Descobertas desta idade são geralmente atribuídas aos Neandertais, embora alguns investigadores tenham sugerido a existência de incursões ocasionais de Homo sapiens na Europa anteriores a estas datas. Para saber qual o grupo de seres humanos que produziu as ferramentas identificadas em Bacho Kiro, Mateja Hajdinjak e Matthias Meyer, da equipa de genética liderada por Svante Pääbo, do Departamento de Genética do Instituto Max Planck de Antropologia Evolucionária, sequenciaram o ADN dos fósseis identificados. Dada a excecional preservação do ADN tanto no dente humano como nos fragmentos de homininos identificados por espectrometria de massa de proteínas, conseguimos reconstruir genomas mitocondriais completos de seis das sete amostras identificadas. As sequências de ADN mitocondrial recuperadas são todas atribuídas ao Homo sapiens. “Curiosamente, ao relacionar esses mtADNs com os de outros seres humanos antigos e modernos, as sequências de mtADN desta Camada I de Bacho Kiro inserem-se perto da base de três macrohaplogrupos principais de pessoas atuais que vivem fora da África Subsaariana”, esclarece Mateja Hajdinjak, bolseira de pós-doutoramento no Francis Crick Institute, em Londres, e investigadora no Max Planck Institute for Evolutionary Anthropology (MPI-EVA).
Os resultados demonstram que o Homo sapiens entrou na Europa e começou a impactar os neandertais cerca de 45 mil anos e provavelmente ainda mais cedo. Eles trouxeram para a Gruta de Bacho Kiro pedra de alta qualidade a partir de fontes de matéria-prima provenientes de até 180 km de distância.

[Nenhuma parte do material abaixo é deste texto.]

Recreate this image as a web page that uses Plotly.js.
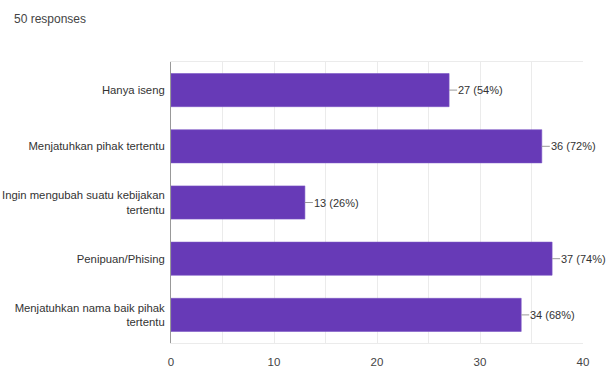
<!DOCTYPE html>
<html>
<head>
<meta charset="utf-8">
<script src="https://cdn.plot.ly/plotly-3.0.1.min.js"></script>
<style>
html,body{margin:0;padding:0;background:#fff;}
#chart{width:606px;height:370px;}
</style>
</head>
<body>
<div id="chart"></div>
<script>
var categories = [
  "Hanya iseng",
  "Menjatuhkan pihak tertentu",
  "Ingin mengubah suatu kebijakan<br>tertentu",
  "Penipuan/Phising",
  "Menjatuhkan nama baik pihak<br>tertentu"
];
var counts = [27, 36, 13, 37, 34];
var percents = [54, 72, 26, 74, 68];
var totalResponses = 50;
var xTickVals = [0, 10, 20, 30, 40];

var FONT = "'Liberation Sans', Arial, sans-serif";

var trace = {
  type: 'bar',
  orientation: 'h',
  x: counts,
  y: categories,
  marker: {color: '#673ab7', line: {color: '#7b55c4', width: 0.6}},
  hoverinfo: 'none'
};

var annotations = [{
  xref: 'paper', yref: 'paper', x: -0.386, y: 1.153,
  xanchor: 'left', yanchor: 'middle', showarrow: false,
  text: totalResponses + ' responses',
  font: {family: FONT, size: 12, color: '#444'}
}];
var shapes = [];
for (var i = 0; i < categories.length; i++) {
  annotations.push({
    xref: 'x', yref: 'y', x: counts[i], y: categories[i],
    xanchor: 'left', yanchor: 'middle', xshift: 7, showarrow: false,
    text: counts[i] + ' (' + percents[i] + '%)',
    font: {family: FONT, size: 11, color: '#333'}
  });
  shapes.push({
    type: 'line', xref: 'x', yref: 'y', xsizemode: 'pixel',
    xanchor: counts[i], x0: 0, x1: 8,
    y0: categories[i], y1: categories[i],
    line: {color: '#999', width: 1}
  });
}

var layout = {
  width: 606, height: 370,
  margin: {l: 171, r: 23, t: 62, b: 27, pad: 0},
  paper_bgcolor: '#fff', plot_bgcolor: '#fff',
  showlegend: false,
  bargap: 0.41,
  font: {family: FONT, size: 11.3, color: '#333'},
  xaxis: {
    range: [0, 40], tickvals: xTickVals, ticktext: xTickVals.map(String),
    showgrid: true, gridcolor: '#ebebeb', gridwidth: 1,
    minor: {dtick: 5, tick0: 0, showgrid: true, gridcolor: '#ebebeb', gridwidth: 1},
    zeroline: false, showline: true, linecolor: '#ebebeb', mirror: true,
    ticks: '', ticklabelstandoff: 8,
    tickfont: {family: FONT, size: 11.5, color: '#444'},
    fixedrange: true
  },
  yaxis: {
    autorange: 'reversed', type: 'category',
    showgrid: false, zeroline: false,
    showline: true, linecolor: '#999', linewidth: 1,
    ticks: '', ticklabelstandoff: 3,
    tickfont: {family: FONT, size: 11.3, color: '#333'},
    fixedrange: true
  },
  annotations: annotations,
  shapes: shapes
};

Plotly.newPlot('chart', [trace], layout, {displayModeBar: false, staticPlot: true});
</script>
</body>
</html>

Na gruta, produziram pontas sobre lâminas, talvez para caçar e muito provavelmente para abater animais encontrados na região. “Os restos de animais ilustram uma mistura de espécies adaptadas a temperaturas frias e quentes, sendo os bisontes e veados os mais frequentes”, diz o paleontólogo Rosen Spasov, da New Bulgarian University. Estes animais foram caçados extensivamente, mas também foram usados como fonte de matéria-prima. “O aspeto mais notável da coleção faunística é a extensa coleção de ferramentas ósseas e ornamentos pessoais”, diz Geoff Smith, investigador do Instituto Max Planck. Os dentes de urso da caverna foram transformados em pingentes, alguns dos quais são surpreendentemente semelhantes aos ornamentos feitos posteriormente pelos neandertais na Europa Ocidental.